We are also taken back to an earlier time, before Hamnet was even born, when a Latin tutor arrives at the home of a sheep farmer to teach his young sons and becomes captivated with the boys’ half-sister. The tutor, despite not being named, is clearly Shakespeare, and the young woman, of course, is his future wife Agnes. The narrative moves backwards and forwards in time throughout the novel, alternating between the early days of Agnes and Shakespeare’s relationship and the story of Hamnet’s death, which takes place in the summer of 1596.
Although, as I’ve said, the writing is beautiful, the book is written in the third person present tense and that’s something I often dislike. It doesn’t necessarily stop me from enjoying a book (I don’t seem to have a problem with it in Hilary Mantel’s Thomas Cromwell books, for example) but in general I find it distancing and distracting and that was the case here. Another thing I found jarring was O’Farrell’s decision to avoid using Shakespeare’s name. I can understand that the reason for doing so must have been to keep the focus on Agnes and the children and to prevent it from becoming just another novel about Shakespeare, but she goes to such lengths to find alternative ways to describe him that I felt it actually drew attention to him rather than the other way around. This, and the decision to use the name Agnes instead of the more familiar Anne, makes me wonder whether the links to Shakespeare were really necessary at all; I think the story might have worked just as well with entirely fictional characters.

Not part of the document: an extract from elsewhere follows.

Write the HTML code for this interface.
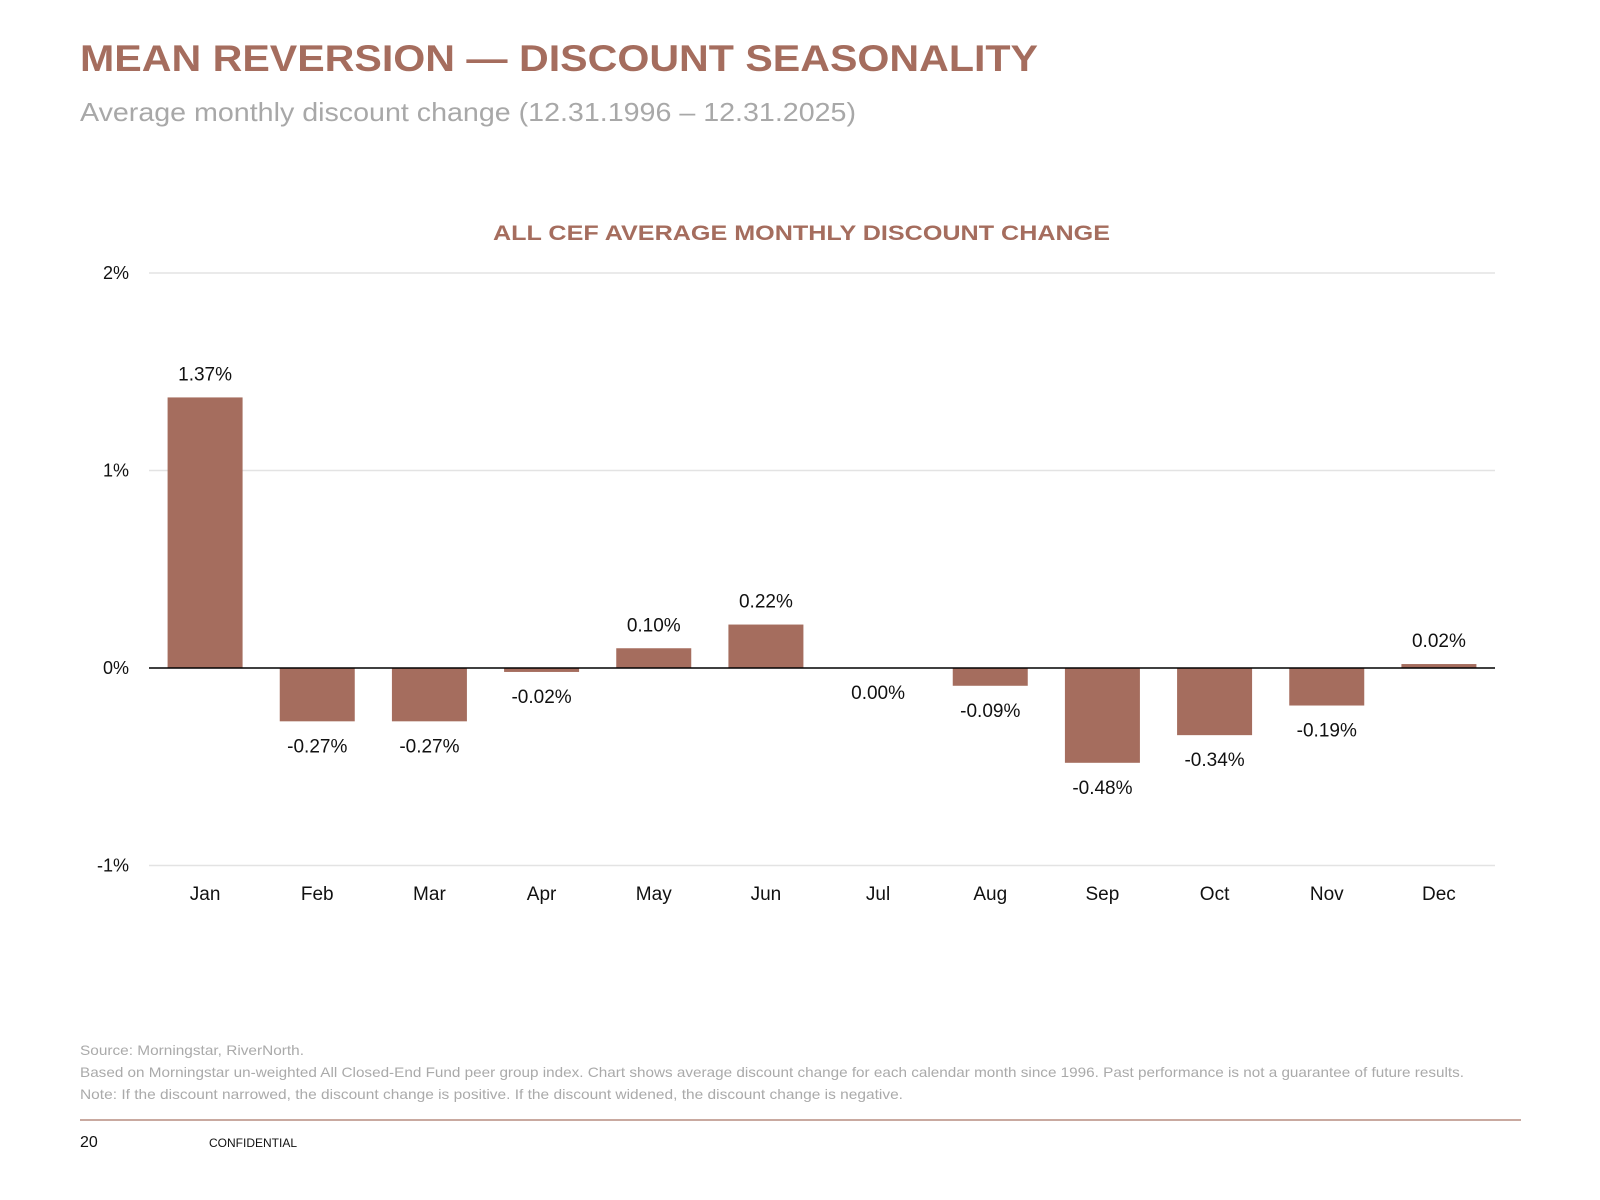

Finally, I want to mention one of the most memorable sections of the book: a detailed and imaginative description of how the plague which takes Hamnet’s life makes its journey from a glassmaker’s workshop in Venice to the faraway Warwickshire town of Stratford-upon-Avon. An aspect of the novel that turned out to be particularly timely and relevant, although O’Farrell couldn’t have known it while she was writing it!